The request
Your task is to retype, word for word, the lines from the start of the data through the line holding "const yTicks = [0, 10, 20, 30, 40, 50];". Do not include the pictures.

Information shown
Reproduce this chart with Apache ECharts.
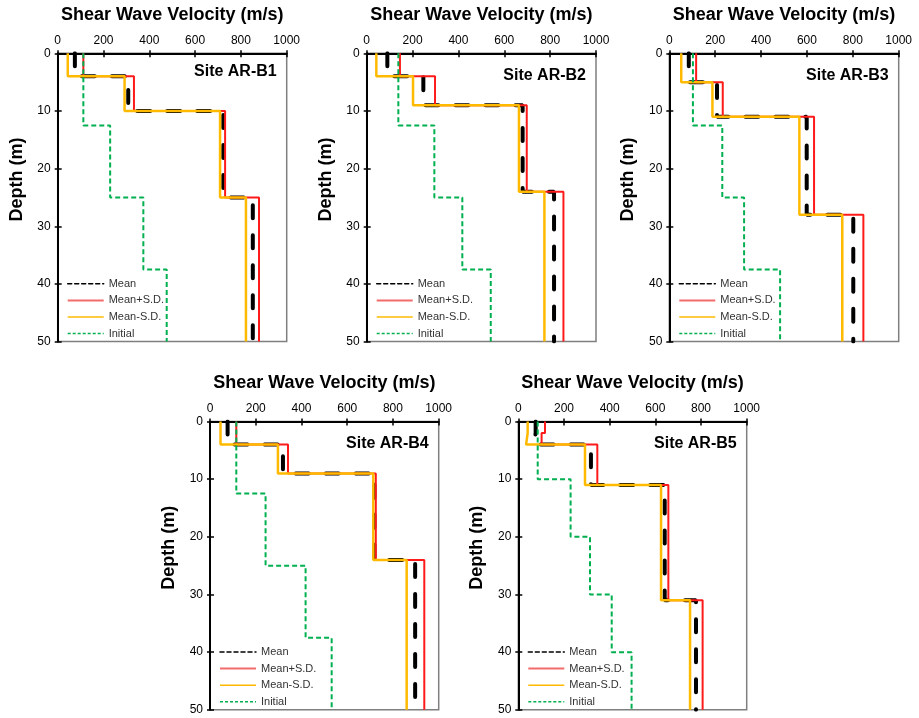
<!DOCTYPE html>
<html><head><meta charset="utf-8">
<script src="https://cdn.jsdelivr.net/npm/echarts@6/dist/echarts.min.js"></script>
<style>html,body{margin:0;padding:0;background:#fff}#c{width:919px;height:718px}</style>
</head><body><div id="c"></div>
<script>
// ---- data ----
const sites = ['Site AR-B1', 'Site AR-B2', 'Site AR-B3', 'Site AR-B4', 'Site AR-B5'];
const layerBottoms = [
  [4, 10, 25, 50],
  [4, 9, 24, 50],
  [5, 11, 28, 50],
  [4, 9, 24, 50],
  [2, 4, 11, 31, 50]
];
const meanVs = [
  [75, 308, 723, 852],
  [90, 247, 680, 817],
  [85, 208, 599, 802],
  [77, 319, 719, 897],
  [76, 68, 318, 641, 778]
];
const plusVs = [
  [112, 333, 731, 879],
  [145, 298, 698, 858],
  [117, 233, 631, 846],
  [115, 341, 725, 937],
  [117, 102, 346, 657, 807]
];
const minusVs = [
  [44, 292, 709, 822],
  [42, 202, 664, 775],
  [52, 188, 567, 754],
  [46, 297, 714, 860],
  [41, 34, 292, 625, 752]
];
const initBottoms = [
  [12.5, 25, 37.5, 50],
  [12.5, 25, 37.5, 50],
  [12.5, 25, 37.5, 50],
  [12.5, 25, 37.5, 50],
  [10, 20, 30, 40, 50]
];
const initVs = [
  [112, 229, 374, 476],
  [138, 295, 417, 541],
  [103, 231, 326, 483],
  [115, 243, 418, 532],
  [85, 229, 314, 409, 496]
];
const seriesNames = ['Mean', 'Mean+S.D.', 'Mean-S.D.', 'Initial'];
const xTitle = 'Shear Wave Velocity (m/s)';
const yTitle = 'Depth (m)';
const xTicks = [0, 200, 400, 600, 800, 1000];
const yTicks = [0, 10, 20, 30, 40, 50];

// ---- layout / style ----
const panels = [
  {left: 57.7, top: 53.3, width: 229, titleDy: 19.4},
  {left: 366.7, top: 53.3, width: 229.3, titleDy: 23.4},
  {left: 669.3, top: 53.3, width: 229.4, titleDy: 23.4},
  {left: 210, top: 421.5, width: 228.7, titleDy: 22.6},
  {left: 518.3, top: 421.5, width: 228.4, titleDy: 23.5}
];
const PH = 288.3;
const FONT = '"Liberation Sans", Arial, sans-serif';
const colors = {mean: '#000000', plus: '#ff1a1a', minus: '#ffba00', init: '#00b050'};

function steps(vs, bottoms) {
  const pts = [];
  let top = 0;
  for (let i = 0; i < vs.length; i++) {
    pts.push([vs[i], top]);
    pts.push([vs[i], bottoms[i]]);
    top = bottoms[i];
  }
  return pts;
}

const grid = [], xAxis = [], yAxis = [], series = [], legend = [], title = [];
panels.forEach((p, i) => {
  grid.push({left: p.left, top: p.top, width: p.width, height: PH, show: true,
    borderColor: '#7f7f7f', borderWidth: 1.5, backgroundColor: 'transparent', containLabel: false});
  const xBase = {type: 'value', gridIndex: i, position: 'top', min: xTicks[0], max: xTicks[xTicks.length-1],
    interval: xTicks[1] - xTicks[0], splitLine: {show: false}};
  const yBase = {type: 'value', gridIndex: i, position: 'left', inverse: true, min: yTicks[0],
    max: yTicks[yTicks.length-1], interval: yTicks[1] - yTicks[0], splitLine: {show: false}};
  xAxis.push(Object.assign({}, xBase, {
    axisLine: {show: true, onZero: false, lineStyle: {color: '#000', width: 2}},
    axisTick: {show: true, length: 3, lineStyle: {color: '#000', width: 1.5}},
    axisLabel: {fontSize: 12, color: '#000', margin: 7, fontFamily: FONT, formatter: v => String(v)},
    name: xTitle, nameLocation: 'middle', nameGap: 29,
    nameTextStyle: {fontSize: 18, fontWeight: 'bold', color: '#000', fontFamily: FONT}
  }));
  yAxis.push(Object.assign({}, yBase, {
    axisLine: {show: true, onZero: false, lineStyle: {color: '#000', width: 2}},
    axisTick: {show: true, length: 3, lineStyle: {color: '#000', width: 1.5}},
    axisLabel: {fontSize: 12, color: '#000', margin: 7, fontFamily: FONT, formatter: v => String(v)},
    name: yTitle, nameLocation: 'middle', nameGap: 32,
    nameTextStyle: {fontSize: 18, fontWeight: 'bold', color: '#000', fontFamily: FONT, padding: [0, 0, 0, 36]}
  }));
});
// secondary axes for inward tick marks
panels.forEach((p, i) => {
  xAxis.push({type: 'value', gridIndex: i, position: 'top', min: xTicks[0], max: xTicks[xTicks.length-1],
    interval: xTicks[1] - xTicks[0], splitLine: {show: false}, axisLine: {show: false},
    axisLabel: {show: false}, axisTick: {show: true, inside: true, length: 4, lineStyle: {color: '#000', width: 1.5}}});
  yAxis.push({type: 'value', gridIndex: i, position: 'left', inverse: true, min: yTicks[0],
    max: yTicks[yTicks.length-1], interval: yTicks[1] - yTicks[0], splitLine: {show: false}, axisLine: {show: false},
    axisLabel: {show: false}, axisTick: {show: true, inside: true, length: 4, lineStyle: {color: '#000', width: 1.5}}});
});

const hiddenSym = {color: 'rgba(0,0,0,0)', borderColor: 'rgba(0,0,0,0)', borderWidth: 0, opacity: 0};
panels.forEach((p, i) => {
  const common = {type: 'line', xAxisIndex: i, yAxisIndex: i, symbol: 'none', showSymbol: false,
    animation: false, silent: true};
  series.push(Object.assign({}, common, {name: seriesNames[0], data: steps(meanVs[i], layerBottoms[i]), z: 2,
    itemStyle: {color: colors.mean}, lineStyle: {color: colors.mean, width: 4, type: [13, 17], cap: 'round'}}));
  series.push(Object.assign({}, common, {name: seriesNames[1], data: steps(plusVs[i], layerBottoms[i]), z: 3,
    itemStyle: {color: colors.plus}, lineStyle: {color: colors.plus, width: 2}}));
  series.push(Object.assign({}, common, {name: seriesNames[2], data: steps(minusVs[i], layerBottoms[i]), z: 4,
    itemStyle: {color: colors.minus}, lineStyle: {color: colors.minus, width: 2.5}}));
  series.push(Object.assign({}, common, {name: seriesNames[3], data: steps(initVs[i], initBottoms[i]), z: 5,
    itemStyle: {color: colors.init}, lineStyle: {color: colors.init, width: 2, type: [5, 3]}}));

  legend.push({
    orient: 'vertical', left: p.left + 9, top: p.top + 225, padding: 0,
    itemWidth: 36, itemHeight: 10, itemGap: 5.6, selectedMode: false,
    itemStyle: hiddenSym,
    textStyle: {fontSize: 11, color: '#333', fontFamily: FONT},
    data: [
      {name: seriesNames[0], itemStyle: hiddenSym, lineStyle: {width: 1.5, type: [4, 3], color: colors.mean}},
      {name: seriesNames[1], itemStyle: hiddenSym, lineStyle: {width: 2, color: '#f46b6b'}},
      {name: seriesNames[2], itemStyle: hiddenSym, lineStyle: {width: 1.5, color: colors.minus}},
      {name: seriesNames[3], itemStyle: hiddenSym, lineStyle: {width: 1.5, type: [3, 2], color: colors.init}}
    ]
  });
  title.push({
    text: sites[i], right: 919 - (p.left + p.width - 10), top: p.top + p.titleDy - 9, padding: 0,
    textStyle: {fontSize: 16, fontWeight: 'bold', color: '#000', fontFamily: FONT}
  });
});

const chart = echarts.init(document.getElementById('c'), null, {renderer: 'canvas'});
chart.setOption({
  animation: false,
  backgroundColor: '#fff',
  textStyle: {fontFamily: FONT},
  grid, xAxis, yAxis, series, legend, title
});
</script></body></html>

Final result
Reproduce this chart with Apache ECharts.
<!DOCTYPE html>
<html><head><meta charset="utf-8">
<script src="https://cdn.jsdelivr.net/npm/echarts@6/dist/echarts.min.js"></script>
<style>html,body{margin:0;padding:0;background:#fff}#c{width:919px;height:718px}</style>
</head><body><div id="c"></div>
<script>
// ---- data ----
const sites = ['Site AR-B1', 'Site AR-B2', 'Site AR-B3', 'Site AR-B4', 'Site AR-B5'];
const layerBottoms = [
  [4, 10, 25, 50],
  [4, 9, 24, 50],
  [5, 11, 28, 50],
  [4, 9, 24, 50],
  [2, 4, 11, 31, 50]
];
const meanVs = [
  [75, 308, 723, 852],
  [90, 247, 680, 817],
  [85, 208, 599, 802],
  [77, 319, 719, 897],
  [76, 68, 318, 641, 778]
];
const plusVs = [
  [112, 333, 731, 879],
  [145, 298, 698, 858],
  [117, 233, 631, 846],
  [115, 341, 725, 937],
  [117, 102, 346, 657, 807]
];
const minusVs = [
  [44, 292, 709, 822],
  [42, 202, 664, 775],
  [52, 188, 567, 754],
  [46, 297, 714, 860],
  [41, 34, 292, 625, 752]
];
const initBottoms = [
  [12.5, 25, 37.5, 50],
  [12.5, 25, 37.5, 50],
  [12.5, 25, 37.5, 50],
  [12.5, 25, 37.5, 50],
  [10, 20, 30, 40, 50]
];
const initVs = [
  [112, 229, 374, 476],
  [138, 295, 417, 541],
  [103, 231, 326, 483],
  [115, 243, 418, 532],
  [85, 229, 314, 409, 496]
];
const seriesNames = ['Mean', 'Mean+S.D.', 'Mean-S.D.', 'Initial'];
const xTitle = 'Shear Wave Velocity (m/s)';
const yTitle = 'Depth (m)';
const xTicks = [0, 200, 400, 600, 800, 1000];
const yTicks = [0, 10, 20, 30, 40, 50];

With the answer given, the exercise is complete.